## SUPPLIED DATA
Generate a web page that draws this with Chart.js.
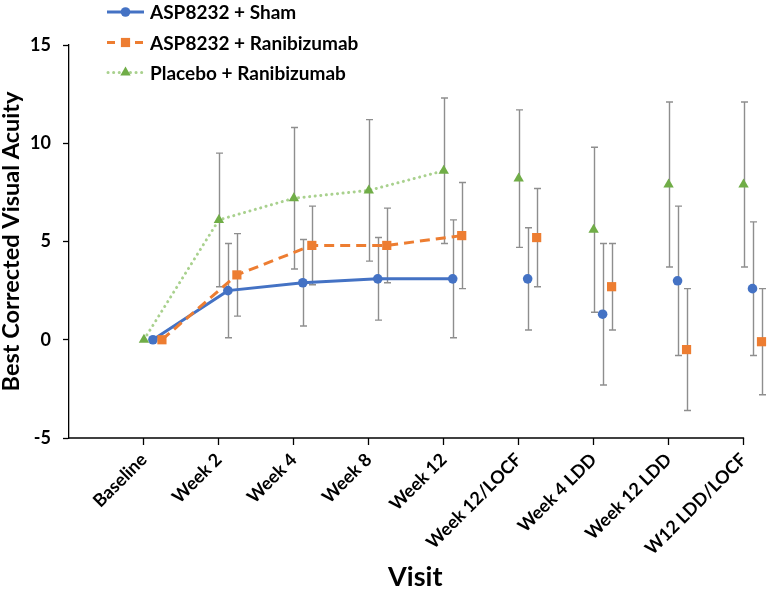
<!DOCTYPE html>
<html>
<head>
<meta charset="utf-8">
<script src="https://cdn.jsdelivr.net/npm/chart.js@4.4.1/dist/chart.umd.min.js"></script>
<style>
html,body{margin:0;padding:0;background:#fff;}
#wrap{width:768px;height:589px;position:relative;}
</style>
</head>
<body>
<div id="wrap"><canvas id="c" width="768" height="589"></canvas></div>
<script>
// ---- data ----
const categories = ['Baseline','Week 2','Week 4','Week 8','Week 12','Week 12/LOCF','Week 4 LDD','Week 12 LDD','W12 LDD/LOCF'];
const seriesNames = ['ASP8232 + Sham','ASP8232 + Ranibizumab','Placebo + Ranibizumab'];

const shamMean  = [0, 2.5, 2.9, 3.1, 3.1, 3.1, 1.3, 3.0, 2.6];
const shamLow   = [null, 0.1, 0.7, 1.0, 0.1, 0.5, -2.3, -0.8, -0.8];
const shamHigh  = [null, 4.9, 5.1, 5.2, 6.1, 5.7, 4.9, 6.8, 6.0];

const raniMean  = [0, 3.3, 4.8, 4.8, 5.3, 5.2, 2.7, -0.5, -0.1];
const raniLow   = [null, 1.2, 2.8, 2.9, 2.6, 2.7, 0.5, -3.6, -2.8];
const raniHigh  = [null, 5.4, 6.8, 6.7, 8.0, 7.7, 4.9, 2.6, 2.6];

const placeboMean = [0, 6.1, 7.2, 7.6, 8.6, 8.2, 5.6, 7.9, 7.9];
const placeboLow  = [null, 2.7, 3.6, 4.0, 4.9, 4.7, 1.4, 3.7, 3.7];
const placeboHigh = [null, 9.5, 10.8, 11.2, 12.3, 11.7, 9.8, 12.1, 12.1];

const yTicks = [-5, 0, 5, 10, 15];
const connectedVisits = 5; // Baseline..Week 12 are joined by lines

// ---- style ----
const FONT = 'Lato';
const X_OVERHANG = 0.24; // plot area continues a little past the last visit
const styles = [
  {color:'#4472C4', lineColor:'#4472C4', dash:[], cap:'butt', point:'circle', r:4.8, shift:0.12},
  {color:'#ED7D31', lineColor:'#ED7D31', dash:[10,6], cap:'butt', point:'rect', r:6.5, shift:0.24},
  {color:'#70AD47', lineColor:'#A9D18E', dash:[0.1,5.5], cap:'round', point:'triangle', r:6, shift:0}
];

function toPoints(mean, shift){ return mean.map((v,i)=>({x:i+1+shift, y:v})); }

const seriesData = [
  {mean:shamMean, low:shamLow, high:shamHigh},
  {mean:raniMean, low:raniLow, high:raniHigh},
  {mean:placeboMean, low:placeboLow, high:placeboHigh}
];

const datasets = seriesData.map((s,k)=>{
  const st = styles[k];
  return {
    label: seriesNames[k],
    data: toPoints(s.mean, st.shift),
    errLow: s.low, errHigh: s.high,
    borderColor: st.lineColor,
    backgroundColor: st.color,
    borderWidth: 3,
    borderDash: st.dash,
    borderCapStyle: st.cap,
    pointStyle: st.point,
    pointRadius: st.r,
    pointHoverRadius: st.r,
    pointBorderWidth: 0,
    pointBackgroundColor: st.color,
    pointBorderColor: st.color,
    tension: 0,
    clip: false,
    order: 3 - k,
    segment: {
      borderColor: ctx => ctx.p1DataIndex >= connectedVisits ? 'rgba(0,0,0,0)' : st.lineColor
    }
  };
});

function drawMarker(ctx, style, x, y, r, color){
  ctx.save();
  ctx.fillStyle = color;
  ctx.beginPath();
  if (style === 'circle') {
    ctx.arc(x, y, r, 0, Math.PI*2);
  } else if (style === 'rect') {
    const s = Math.SQRT1_2 * r;
    ctx.rect(x-s, y-s, 2*s, 2*s);
  } else if (style === 'triangle') {
    const a = Math.PI/180;
    ctx.moveTo(x, y - r);
    ctx.lineTo(x + Math.sin(120*a)*r, y - Math.cos(120*a)*r);
    ctx.lineTo(x + Math.sin(240*a)*r, y - Math.cos(240*a)*r);
    ctx.closePath();
  }
  ctx.fill();
  ctx.restore();
}

const errorBarPlugin = {
  id: 'errorBars',
  beforeDatasetsDraw(chart){
    const ctx = chart.ctx, xs = chart.scales.x, ys = chart.scales.y;
    ctx.save();
    // x axis line: from the y axis to the last visit
    ctx.strokeStyle = '#000';
    ctx.lineWidth = 1.3;
    ctx.beginPath();
    const ay = ys.getPixelForValue(yTicks[0]);
    ctx.moveTo(xs.getPixelForValue(0), ay);
    ctx.lineTo(xs.getPixelForValue(categories.length) + 0.6, ay);
    ctx.stroke();
    // error bars
    ctx.strokeStyle = '#8e8e8e';
    ctx.lineWidth = 1.4;
    chart.data.datasets.forEach(ds=>{
      ds.errLow.forEach((lo,i)=>{
        if (lo === null) return;
        const hi = ds.errHigh[i];
        const px = Math.round(xs.getPixelForValue(ds.data[i].x)) + 0.5;
        const y1 = ys.getPixelForValue(lo), y2 = ys.getPixelForValue(hi);
        ctx.beginPath();
        ctx.moveTo(px, y1); ctx.lineTo(px, y2);
        ctx.moveTo(px-3.5, y1); ctx.lineTo(px+3.5, y1);
        ctx.moveTo(px-3.5, y2); ctx.lineTo(px+3.5, y2);
        ctx.stroke();
      });
    });
    ctx.restore();
  }
};

const legendPlugin = {
  id: 'customLegend',
  afterDraw(chart){
    const ctx = chart.ctx;
    const rows = [12, 42.5, 72.5];
    chart.data.datasets.forEach((ds,k)=>{
      const st = styles[k];
      const y = rows[k];
      ctx.save();
      ctx.strokeStyle = st.lineColor;
      ctx.lineWidth = 3;
      ctx.lineCap = st.cap;
      if (k === 1) ctx.setLineDash([8,6]);
      else if (k === 2) ctx.setLineDash([0.1,5.5]);
      ctx.beginPath();
      ctx.moveTo(k===2 ? 108 : 107, y); ctx.lineTo(144, y);
      ctx.stroke();
      ctx.restore();
      drawMarker(ctx, st.point, 125.5, y, st.r, st.color);
      ctx.save();
      ctx.fillStyle = '#000';
      ctx.font = 'bold 19px ' + FONT;
      ctx.textBaseline = 'middle';
      ctx.textAlign = 'left';
      ctx.fillText(ds.label, 150, y + 1);
      ctx.restore();
    });
  }
};

new Chart(document.getElementById('c'), {
  type: 'line',
  data: { datasets },
  options: {
    responsive: false,
    animation: false,
    devicePixelRatio: 1,
    layout: { padding: { left: 0, top: 45, right: 0, bottom: 0 } },
    plugins: { legend: { display: false }, tooltip: { enabled: false } },
    scales: {
      x: {
        type: 'linear',
        min: 0, max: categories.length + X_OVERHANG,
        afterBuildTicks: s => { s.ticks = categories.map((c,i)=>({value:i+1})); },
        afterFit: s => { s.height = 151; },
        ticks: {
          autoSkip: false,
          minRotation: 45, maxRotation: 45,
          color: '#000',
          padding: 4,
          font: { family: FONT, size: 18, weight: 'bold' },
          callback: v => categories[v-1] ?? ''
        },
        grid: { drawOnChartArea: false, tickLength: 7, tickColor: '#000', tickWidth: 1.3 },
        border: { display: false },
        title: {
          display: true, text: 'Visit', color: '#000',
          font: { family: FONT, size: 27, weight: 'bold', lineHeight: 0.9 },
          padding: { top: 0, bottom: 0 }
        }
      },
      y: {
        min: -5, max: 15,
        afterBuildTicks: s => { s.ticks = yTicks.map(v=>({value:v})); },
        afterFit: s => { s.width = 69; },
        ticks: {
          color: '#000', padding: 12,
          font: { family: FONT, size: 18, weight: 'bold' }
        },
        grid: { drawOnChartArea: false, tickLength: 6, tickColor: '#000', tickWidth: 1.3 },
        border: { color: '#000', width: 1.3 },
        title: {
          display: true, text: 'Best Corrected Visual Acuity', color: '#000',
          font: { family: FONT, size: 23.5, weight: 'bold', lineHeight: 1 },
          padding: { top: 0, bottom: 0 }
        }
      }
    }
  },
  plugins: [errorBarPlugin, legendPlugin]
});
</script>
</body>
</html>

## INSTRUCTION
From the first line above through the line containing "const seriesNames = ['ASP8232", copy everything exactly, without the pictures.

## ANSWER FOR THIS EXERCISE
Generate a web page that draws this with Chart.js.
<!DOCTYPE html>
<html>
<head>
<meta charset="utf-8">
<script src="https://cdn.jsdelivr.net/npm/chart.js@4.4.1/dist/chart.umd.min.js"></script>
<style>
html,body{margin:0;padding:0;background:#fff;}
#wrap{width:768px;height:589px;position:relative;}
</style>
</head>
<body>
<div id="wrap"><canvas id="c" width="768" height="589"></canvas></div>
<script>
// ---- data ----
const categories = ['Baseline','Week 2','Week 4','Week 8','Week 12','Week 12/LOCF','Week 4 LDD','Week 12 LDD','W12 LDD/LOCF'];
const seriesNames = ['ASP8232 + Sham','ASP8232 + Ranibizumab','Placebo + Ranibizumab'];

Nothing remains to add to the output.